Not much to see here, but a few quirks: Rhett Smith actually did better in all-GOP District 47 than he did in the other two Republican districts, and for a congressional district that doesn't include any of East Austin, 46% is a more-than-acceptable showing for a Democrat. By contrast, in CD 10 Lorenzo Sadun suffered less from the inconvenience of casting a write-in vote than from not being on the straight-party Dem ticket, which would have earned him at least 30,000 more votes. (Kerry actually won the Travis Co. portion of CD 10.) As for CD 25, well, what to say about poor Rebecca "Armendariz!" Klein? She only topped 40% in one box. Even her neighbors voted against her she got less than 13% in her home precinct. The two big countywide races for sheriff and for 345th district judge basically tracked the presidential race, except for the presence of a Lib in the sheriff's contest, which held GOP contender Duane McNeill to even lower totals than other Republicans. (Along with Strama, Greg Hamilton peeled away ticket-splitters in District 50.) As for the judgeship, Patrick Keel's name ID and incumbency and bar support seem to have meant exactly squat; he ended up with fewer votes than Bush, despite there being no third-partiers in his race.

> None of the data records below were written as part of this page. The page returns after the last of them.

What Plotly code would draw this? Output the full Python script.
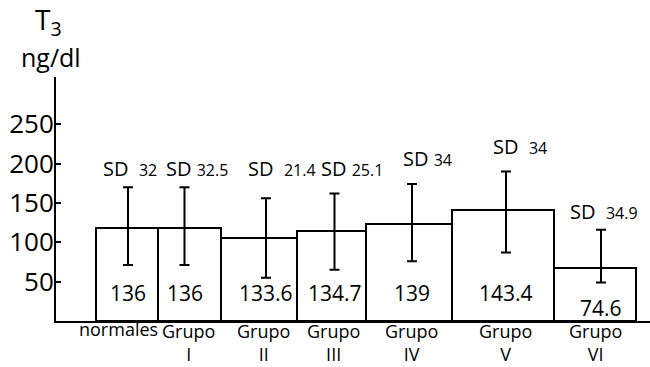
import plotly.graph_objects as go

# ---- data ----
categories = ["normales", "Grupo<br>I", "Grupo<br>II", "Grupo<br>III",
              "Grupo<br>IV", "Grupo<br>V", "Grupo<br>VI"]
bar_heights = [118, 118, 105, 114, 123, 141, 67]      # drawn bar heights (ng/dl)
mean_labels = [136, 136, 133.6, 134.7, 139, 143.4, 74.6]  # printed values
sd_values = ["32", "32.5", "21.4", "25.1", "34", "34", "34.9"]
err_high = [170, 170, 156, 162, 174, 190, 116]
err_low = [71, 71, 55, 65, 76, 87, 49]
y_ticks = [50, 100, 150, 200, 250]

# ---- styling / layout helpers ----
bar_widths = [62, 63, 76, 69, 86, 102, 82]
bar_start = 96
err_offset = [1, -5, 7, 3, 3, 3, 6]
cat_offset = [-9, -1.5, 4, 1.5, 2, 2, 0]
sd_offset = [3, 7.5, 23, 20.5, 18, 17, 9]
sd_gap = ["&nbsp;&nbsp;", "&nbsp;", "&nbsp;&nbsp;", "&nbsp;", "&nbsp;", "&nbsp;&nbsp;", "&nbsp;&nbsp;"]
sd_label_y = [194, 194, 194, 194, 207, 222, 139]
FONT = "Open Sans"
L, R, T, B = 56, 0, 77, 46
W, H = 650, 367

def px_to_paper_x(px):
    return (px - L) / (W - L - R)

def py_to_paper_y(py):
    return (H - B - py) / (H - B - T)

centers = []
pos = bar_start
for w in bar_widths:
    centers.append(pos + w / 2)
    pos += w
err_x = [c + o for c, o in zip(centers, err_offset)]
cat_x = [c + o for c, o in zip(centers, cat_offset)]
sd_x = [c + o for c, o in zip(centers, sd_offset)]
err_mid = [(h + l) / 2 for h, l in zip(err_high, err_low)]
err_half = [(h - l) / 2 for h, l in zip(err_high, err_low)]

fig = go.Figure()
fig.add_trace(go.Bar(
    x=centers, y=bar_heights, width=bar_widths,
    marker=dict(color="white", line=dict(color="black", width=2)),
    showlegend=False, hoverinfo="skip",
))
fig.add_trace(go.Scatter(
    x=err_x, y=err_mid, mode="markers",
    marker=dict(size=1, opacity=0),
    error_y=dict(type="data", array=err_half, symmetric=True,
                 color="black", thickness=2, width=5),
    showlegend=False, hoverinfo="skip",
))

annotations = []
for i in range(len(categories)):
    ly = min(36, bar_heights[i] - 50)
    annotations.append(dict(
        x=err_x[i], y=ly, xref="x", yref="y", text=str(mean_labels[i]),
        showarrow=False, borderpad=0,
        font=dict(family=FONT, size=21, color="black"),
    ))
    annotations.append(dict(
        x=sd_x[i], y=sd_label_y[i], xref="x", yref="y",
        text="SD" + sd_gap[i] + "<span style='font-size:16px'>" + sd_values[i] + "</span>",
        showarrow=False, font=dict(family=FONT, size=20, color="black"),
    ))
    if "<br>" in categories[i]:
        annotations.append(dict(
            x=cat_x[i], y=py_to_paper_y(367), xref="x", yref="paper",
            text=categories[i], showarrow=False, yanchor="bottom",
            borderpad=0,
            font=dict(family=FONT, size=18, color="black"),
        ))
    else:
        annotations.append(dict(
            x=cat_x[i], y=py_to_paper_y(316), xref="x", yref="paper",
            text=categories[i], showarrow=False, yanchor="top",
            borderpad=0,
            font=dict(family=FONT, size=18, color="black"),
        ))

annotations.append(dict(
    x=px_to_paper_x(48), y=py_to_paper_y(21), xref="paper", yref="paper",
    text="T<sub>3</sub>", xanchor="center", yanchor="middle", showarrow=False,
    borderpad=0,
    font=dict(family=FONT, size=28, color="black"),
))
annotations.append(dict(
    x=px_to_paper_x(51), y=py_to_paper_y(57), xref="paper", yref="paper",
    text="ng/dl", xanchor="center", yanchor="middle", showarrow=False,
    borderpad=0,
    font=dict(family=FONT, size=25, color="black"),
))

fig.update_layout(
    width=W, height=H,
    margin=dict(l=L, r=R, t=T, b=B),
    paper_bgcolor="white", plot_bgcolor="white",
    bargap=0,
    annotations=annotations,
    xaxis=dict(
        range=[L, W - R], showgrid=False, zeroline=False,
        showline=True, linecolor="black", linewidth=2,
        showticklabels=False, ticks="", automargin=False,
    ),
    yaxis=dict(
        range=[0, 310], showgrid=False, zeroline=False,
        showline=True, linecolor="black", linewidth=2,
        tickvals=y_ticks, ticktext=[str(v) for v in y_ticks],
        ticks="inside", ticklen=5, tickwidth=2, tickcolor="black",
        ticklabelstandoff=-5,
        automargin=False,
        tickfont=dict(family=FONT, size=26, color="black"),
    ),
)

fig.write_html("out.html")
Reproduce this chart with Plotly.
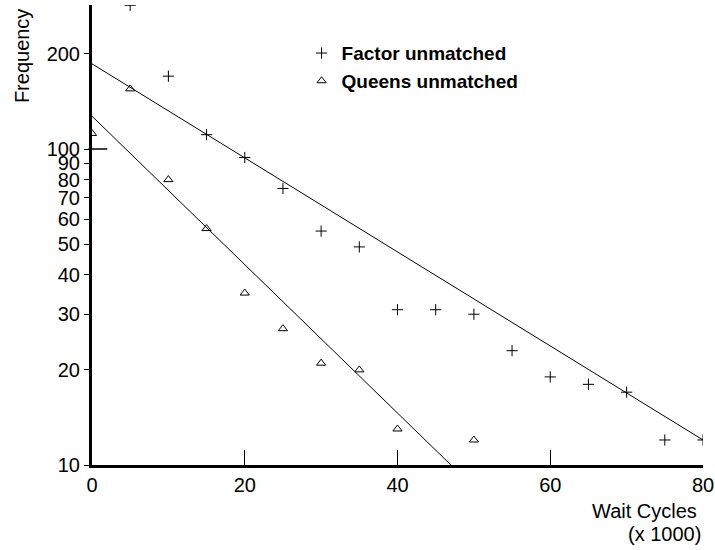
import plotly.graph_objects as go

# Data
factor_x = [5, 10, 15, 20, 25, 30, 35, 40, 45, 50, 55, 60, 65, 70, 75, 80]
factor_y = [285, 170, 111, 94, 75, 55, 49, 31, 31, 30, 23, 19, 18, 17, 12, 12]

queens_x = [0, 5, 10, 15, 20, 25, 30, 35, 40, 50]
queens_y = [112, 155, 80, 56, 35, 27, 21, 20, 13, 12]

# fitted lines (end points)
factor_fit_x = [0, 80]
factor_fit_y = [186, 12]
queens_fit_x = [0, 47]
queens_fit_y = [127, 10]

y_ticks = [10, 20, 30, 40, 50, 60, 70, 80, 90, 100, 200]
x_ticks = [0, 20, 40, 60, 80]

FONT = "Liberation Sans, Arial, sans-serif"

fig = go.Figure()

fig.add_trace(go.Scatter(
    x=factor_fit_x, y=factor_fit_y, mode="lines",
    line=dict(color="black", width=1), showlegend=False, hoverinfo="skip"))
fig.add_trace(go.Scatter(
    x=queens_fit_x, y=queens_fit_y, mode="lines",
    line=dict(color="black", width=1), showlegend=False, hoverinfo="skip"))

fig.add_trace(go.Scatter(
    x=factor_x, y=factor_y, mode="markers", name="Factor unmatched",
    marker=dict(symbol="cross-thin-open", size=8, color="black",
                line=dict(color="black", width=1))))
fig.add_trace(go.Scatter(
    x=queens_x, y=queens_y, mode="markers", name="Queens unmatched",
    marker=dict(symbol="triangle-up-open", size=8, color="black",
                line=dict(color="black", width=1))))

fig.update_layout(
    width=715, height=550, autosize=False,
    margin=dict(l=92, r=12, t=5, b=85, autoexpand=False),
    paper_bgcolor="white", plot_bgcolor="white",
    font=dict(family=FONT, size=20, color="black"),
    showlegend=True,
    legend=dict(x=0.343, y=0.9365, xanchor="left", yanchor="top",
                bgcolor="rgba(0,0,0,0)", borderwidth=0,
                font=dict(family=FONT, size=19, color="black", weight="bold"),
                tracegroupgap=0, itemsizing="trace"),
    xaxis=dict(range=[0, 80], tickvals=x_ticks, ticktext=[str(v) for v in x_ticks],
               showline=True, linewidth=3, linecolor="black",
               ticks="inside", ticklen=15, tickwidth=1, tickcolor="black",
               showgrid=False, zeroline=False, automargin=False,
               tickfont=dict(family=FONT, size=20, color="black")),
    yaxis=dict(type="log", range=[1, 2.4557], tickvals=y_ticks,
               ticktext=[str(v) for v in y_ticks],
               showline=True, linewidth=3, linecolor="black",
               ticks="outside", ticklen=5, tickwidth=1, tickcolor="black",
               showgrid=False, zeroline=False, automargin=False,
               tickfont=dict(family=FONT, size=20, color="black")),
)

# long tick at 100 on y-axis
fig.add_shape(type="line", xref="paper", yref="y", x0=-0.006, x1=0.025,
              y0=100, y1=100, line=dict(color="black", width=1.5))

fig.add_annotation(text="Frequency", xref="paper", yref="paper",
                   x=-0.1146, y=0.891, textangle=-90, showarrow=False,
                   xanchor="center", yanchor="middle",
                   font=dict(family=FONT, size=20, color="black"))
fig.add_annotation(text="Wait Cycles", xref="paper", yref="paper",
                   x=(699 - 92) / 611, y=1 - (511 - 5) / 460, showarrow=False,
                   xanchor="right", yanchor="middle",
                   font=dict(family=FONT, size=20, color="black"))
fig.add_annotation(text="(x 1000)", xref="paper", yref="paper",
                   x=(703 - 92) / 611, y=1 - (534 - 5) / 460, showarrow=False,
                   xanchor="right", yanchor="middle",
                   font=dict(family=FONT, size=20, color="black"))

fig.write_html("out.html",
               config=dict(displayModeBar=False, responsive=False),
               post_script="document.body.style.margin='0px';document.body.style.overflow='hidden';")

In District 48, Kelly White won more of those swing boxes than either Todd Baxter or John Kerry, and she handily won the boxes on the more urban eastern edge of the district. Unfortunately, White's best boxes tended to be lower in turnout than the all-Baxter western hills, and more than 1,500 people who voted for president did not cast a vote in the House race. So even though Baxter lost more than 2,300 Bush votes, White only picked up about 1,800 more votes than did Kerry, and the rest as we write this is history. A different story prevailed in District 50, where even though Mark Strama got fewer votes than Kerry, he profited from the presence of Libertarian Greg Knowles to nose past Jack Stick. District 50 is, of course, more swinging than District 48, with more parity in general and less extensive stretches of one-party territory. But compared to District 48, slightly higher turnout in Strama's good boxes, and slightly lower turnout in Stick's best precincts, also helped make the difference.
Again, the surprise here is the pattern that's not there: The rail referendum won in every House district, even District 47, despite a cluster of opposition in and around Circle C. (Admittedly, much of the transit-phobic southwest lies outside the Cap Metro service area; had the entire district been able to vote, the measure would probably have lost there.) Only in districts 47 and 51 did rail lose in more than one precinct; in District 49, it prevailed in all precincts. Most of the boxes that actually adjoin the rail line, as well as others in the urban core (for example, all of inner South Austin) voted for rail by sizable margins. It's notable, though, that the El Concilio boxes on the Eastside, and the boxes around Crestview/Wooten both fertile ground over the years for anti-rail sentiment were slightly less willing to support rail than were their neighbors.